Edward Martin is a Cascade resident and frequent Cascade Courier contributor

There is, in all of life, an instinct for structure. Animals congregate in packs, flocks, herds, some sort of gathering of like-kind, and within such a group, we find a structure which determines how the group operates.

Humans have, for much longer than written history, sought to figure out the best way to organize itself and how to make decisions. For over two million years humans operated in relatively small groups, usually fifty or fewer. In such a small group, leadership and the bulk of decision making often fell on one individual. That sort of limited hierarchy led to the establishment of kings, queens, autocratic rulers of various kinds.

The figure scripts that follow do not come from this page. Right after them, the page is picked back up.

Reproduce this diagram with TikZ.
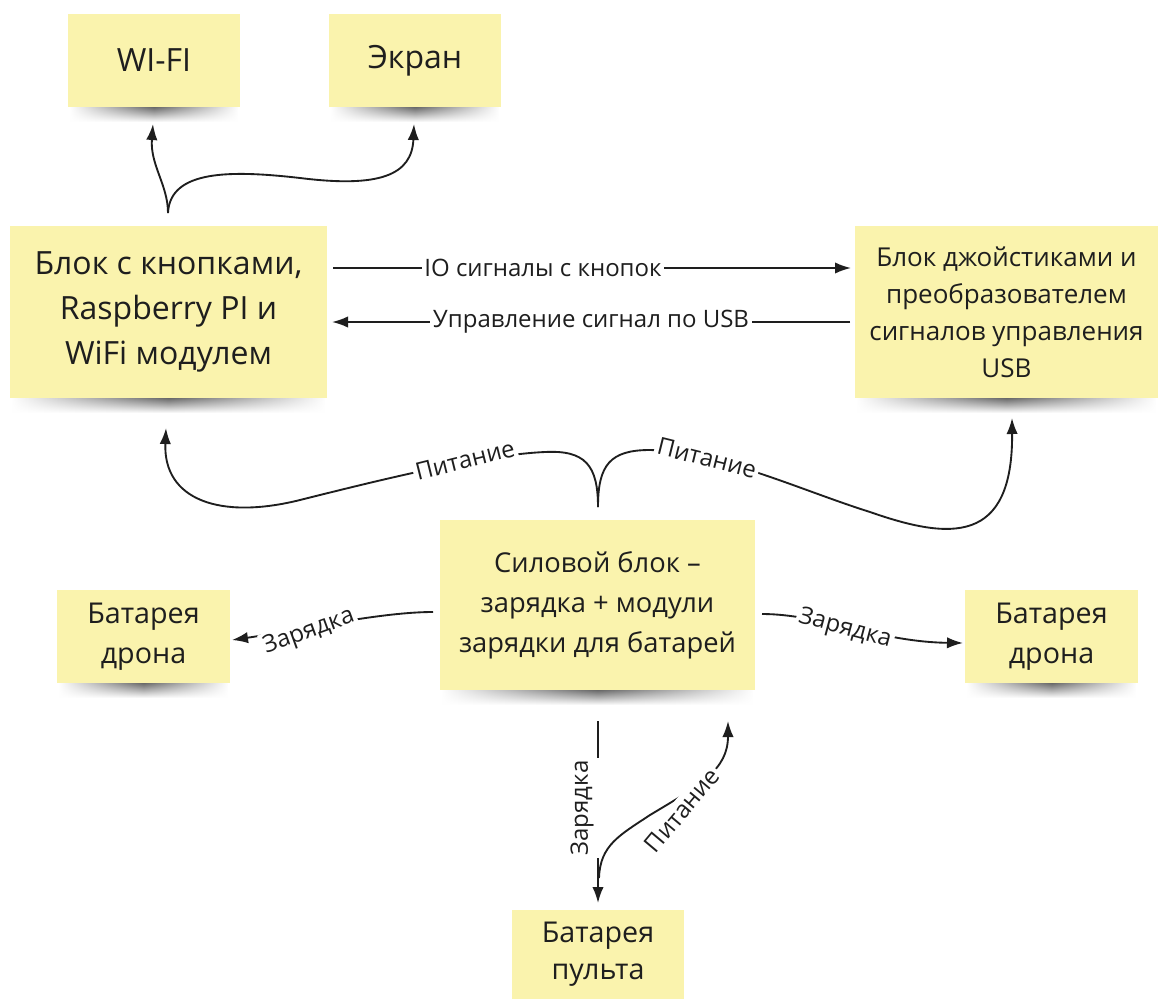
\documentclass[tikz,border=0pt]{standalone}
\usepackage{fontspec}
\setmainfont{Open Sans}
\usetikzlibrary{arrows.meta,fadings}
\definecolor{notefill}{HTML}{FAF3AD}
\definecolor{ink}{HTML}{1E1E1E}
\tikzfading[name=fadeh, left color=transparent!100, right color=transparent!100, middle color=transparent!0]
\begin{document}
\begin{tikzpicture}[x=0.75pt,y=-0.75pt,
  note/.style={fill=notefill, draw=none, align=center, text=ink, inner sep=0pt},
  bigtxt/.style={font=\fontsize{24}{33.75}\selectfont},
  joytxt/.style={font=\fontsize{19.5}{27.75}\selectfont},
  pwrtxt/.style={font=\fontsize{20.5}{30}\selectfont},
  battxt/.style={font=\fontsize{21.5}{30}\selectfont},
  conn/.style={draw=ink, line width=1.4pt, -{Latex[length=12pt,width=8.5pt]}},
  lbl/.style={fill=white, inner sep=2pt, font=\fontsize{18}{21}\selectfont, text=ink},
]
\useasboundingbox[fill=white] (0,0) rectangle (1160,999);

% shadows
\foreach \l/\r/\b in {68/240/107, 329/501/107, 10/327/398, 855/1158/398, 440/755/690, 57/230/683, 965/1138/683}{
  \shade[top color=black!75, bottom color=white, path fading=fadeh] (\l+2,\b-4) rectangle (\r-2,\b+15);
}

% notes
\node[note, bigtxt, minimum width=129pt, minimum height=69.75pt] (wifi) at (154,60.5) {WI-FI};
\node[note, bigtxt, minimum width=129pt, minimum height=69.75pt] (screen) at (415,60.5) {Экран};
\node[note, bigtxt, minimum width=237.75pt, minimum height=129pt] (rpi) at (168.5,312) {Блок с кнопками,\\Raspberry PI и\\WiFi модулем};
\node[note, joytxt, minimum width=227.25pt, minimum height=129pt] (joy) at (1006.5,312) {Блок джойстиками и\\преобразователем\\сигналов управления\\USB};
\node[note, pwrtxt, minimum width=236.25pt, minimum height=127.5pt] (power) at (597.5,605) {Силовой блок –\\зарядка + модули\\зарядки для батарей};
\node[note, battxt, minimum width=129.75pt, minimum height=69.75pt] (batL) at (143.5,636.5) {Батарея\\дрона};
\node[note, battxt, minimum width=129.75pt, minimum height=69.75pt] (batR) at (1051.5,636.5) {Батарея\\дрона};
\node[note, font=\fontsize{21.5}{28}\selectfont, minimum width=129pt, minimum height=66.75pt] (batP) at (598,954.5) {Батарея\\пульта};

% connector end points
\coordinate (rpiT) at (168,213);
\coordinate (wifiB) at (153,124);
\coordinate (scrB) at (414,124);
\coordinate (ioS) at (333,268);
\coordinate (ioE) at (851,268);
\coordinate (usbS) at (850,322);
\coordinate (usbE) at (332,322);
\coordinate (pwrT) at (598,507);
\coordinate (rpiP) at (166,428);
\coordinate (joyP) at (1012,418);
\coordinate (pwrL) at (433,612);
\coordinate (batLa) at (232,640);
\coordinate (pwrR) at (762,614);
\coordinate (batRa) at (963,643);
\coordinate (pwrB) at (598,721);
\coordinate (batPa) at (598,903);
\coordinate (pjoin) at (599,878);
\coordinate (pwrBa) at (728,721);

% rpi -> wifi / screen
\draw[conn] (rpiT) .. controls (168,185) and (150,165) .. (wifiB);
\draw[conn] (rpiT) .. controls (170,170) and (230,170) .. (300,178) .. controls (380,188) and (412,175) .. (scrB);

% signals
\draw[conn] (ioS) -- (ioE);
\node[lbl] (ioL) at (543,268) {IO сигналы с кнопок};
\draw[conn] (usbS) -- (usbE);
\node[lbl] (usbL) at (591,322) {Управление сигнал по USB};

% power up
\draw[conn] (pwrT) .. controls (598,465) and (585,450) .. (545,452) .. controls (480,455) and (380,480) .. (300,500) .. controls (220,520) and (163,500) .. (rpiP);
\draw[conn] (pwrT) .. controls (598,465) and (610,450) .. (650,450) .. controls (720,452) and (800,490) .. (870,512) .. controls (950,540) and (1013,545) .. (joyP);
\node[lbl, rotate=14] (pl1) at (465,460) {Питание};
\node[lbl, rotate=-14] (pl2) at (707,458) {Питание};

% charging
\draw[conn] (pwrL) .. controls (380,612) and (300,630) .. (batLa);
\node[lbl, rotate=20] (zl1) at (309,632) {Зарядка};
\draw[conn] (pwrR) .. controls (820,614) and (880,642) .. (batRa);
\node[lbl, rotate=-15] (zl2) at (845,629) {Зарядка};

\draw[conn] (pwrB) -- (batPa);
\node[lbl, rotate=90, inner ysep=9pt] (zl3) at (582,808) {Зарядка};
\draw[conn] (pjoin) .. controls (600,845) and (620,835) .. (650,815) .. controls (700,785) and (728,770) .. (pwrBa);
\node[lbl, rotate=50] (pl3) at (682,810) {Питание};
\end{tikzpicture}
\end{document}
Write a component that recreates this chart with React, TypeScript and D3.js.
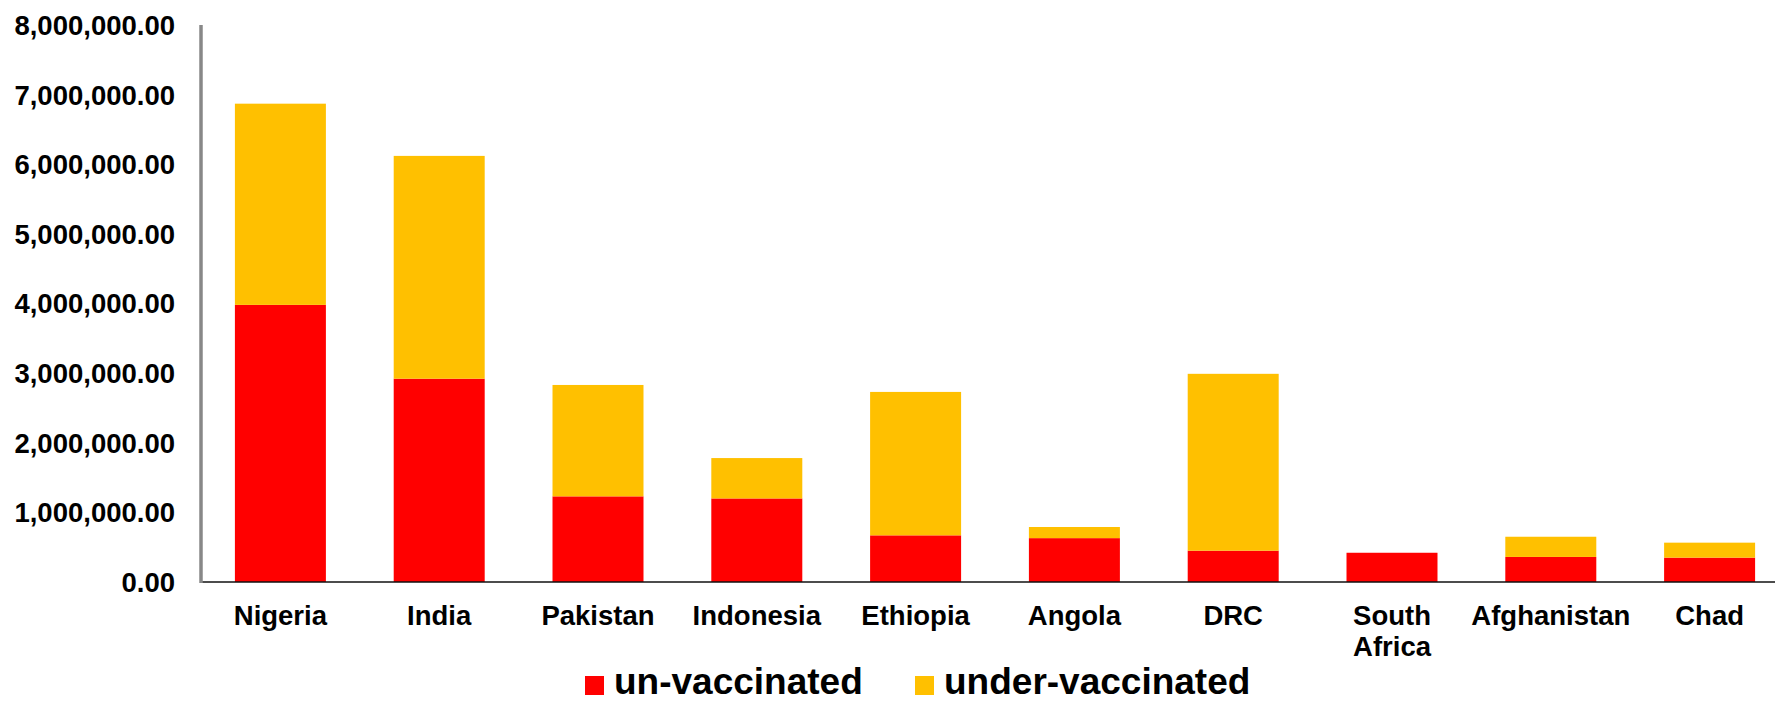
import React from "react";
import * as d3 from "d3";

const categories = ["Nigeria", "India", "Pakistan", "Indonesia", "Ethiopia", "Angola", "DRC", "South Africa", "Afghanistan", "Chad"];
const unVaccinated = [3980000, 2920000, 1230000, 1200000, 670000, 630000, 450000, 420000, 360000, 350000];
const underVaccinated = [2890000, 3200000, 1600000, 580000, 2060000, 160000, 2540000, 0, 290000, 215000];
const yTicks = [0, 1000000, 2000000, 3000000, 4000000, 5000000, 6000000, 7000000, 8000000];
const seriesNames = ["un-vaccinated", "under-vaccinated"];
const seriesColors = ["#FF0000", "#FFC000"];

const W = 1775;
const H = 703;
const FONT = "'Liberation Sans', Arial, sans-serif";

export default function App() {
  const x = d3.scaleBand<string>().domain(categories).range([201, 1789]).paddingInner(0.427).paddingOuter(0.2135);
  const y = d3.scaleLinear().domain([0, 8000000]).range([582, 25]);
  const fmt = d3.format(",.2f");

  const rows = categories.map((c, i) => ({ c, un: unVaccinated[i], under: underVaccinated[i] }));
  const stack = d3.stack<any>().keys(["un", "under"])(rows);

  return (
    <svg width={W} height={H} style={{ position: "absolute", left: 0, top: 0, background: "#fff" }} fontFamily={FONT}>
      {stack.map((layer, si) => (
        <g key={si} fill={seriesColors[si]}>
          {layer.map((d, i) => {
            const h = y(d[0]) - y(d[1]);
            if (h <= 0) return null;
            return <rect key={i} x={x(categories[i])} y={y(d[1])} width={x.bandwidth()} height={h} />;
          })}
        </g>
      ))}
      <line x1={201} x2={W} y1={y(0)} y2={y(0)} stroke="#111" strokeWidth={1.5} />
      <line x1={201} x2={201} y1={y(8000000)} y2={y(0) + 1} stroke="#888" strokeWidth={3.5} />
      {yTicks.map((t) => (
        <text key={t} x={175} y={y(t)} dy="0.36em" textAnchor="end" fontSize={27.5} fontWeight="bold" fill="#000">
          {fmt(t)}
        </text>
      ))}
      {categories.map((c) => {
        const words = c === "South Africa" ? ["South", "Africa"] : [c];
        return (
          <text key={c} textAnchor="middle" fontSize={27.5} fontWeight="bold" fill="#000">
            {words.map((w, wi) => (
              <tspan key={wi} x={(x(c) as number) + x.bandwidth() / 2} y={625 + wi * 31}>
                {w}
              </tspan>
            ))}
          </text>
        );
      })}
      {seriesNames.map((s, i) => {
        const lx = [585, 915][i];
        return (
          <g key={s}>
            <rect x={lx} y={676} width={19} height={19} fill={seriesColors[i]} />
            <text x={lx + 29} y={694} fontSize={37} fontWeight="bold" fill="#000">
              {s}
            </text>
          </g>
        );
      })}
    </svg>
  );
}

There are obvious problems with power residing in one individual. Every human has particular biases and ingrained behaviors which are less than ideal. It is established knowledge that larger groups make better decisions than individuals. The old “two heads are better than one” could be expanded to say, if we get input from as large a group as possible we’ll make better decisions. That reality leads us to the simple proposition that democracy is the best form of government.

There are always those whose lust for power leads them to seek to narrow the number of decision makers to them alone, or with a few like minded individuals. Cognitive science argues for greater participation and studies over the last years take that one step further.

A group of individuals who are allied in any particular set of understandings makes poorer judgments than groups which include persons with different points of view. A varied group has the capacity to see different ideas, to “think outside the box.” If like minded folks gather together to solve a problem they will, quite likely, continue to try and apply the same solutions that created the problem in the first place. Only by new thinking is it possible to arrive at innovative solutions to correct problems caused by standard procedures.

In our partisan culture, folks are becoming more and more unwilling to express how they feel, what they think, particularly about divisive subjects. We will share in our group but not others. If our folks think like we think, when we recite group-think, we’re sure we won’t be abused for having different ideas. We embrace cognitive bias and reinforce the tried and true way of looking at things.

It may take a long time, sometimes a very long time, before the folly of living in a closed opinion loop becomes apparent but it inevitably will.

A pastor I knew thirty years ago complained because his congregation was spinning off into splinter groups. The answer was both obvious and also impossible for him to accept. The problem was, church doctrine was so narrowly defined, that anyone with different opinions had to leave the larger body. The differences were, to anyone from outside, inconsequential but not to those fighting it out.

Allowing for different points of view is healthy for religions, for politics, for all of us.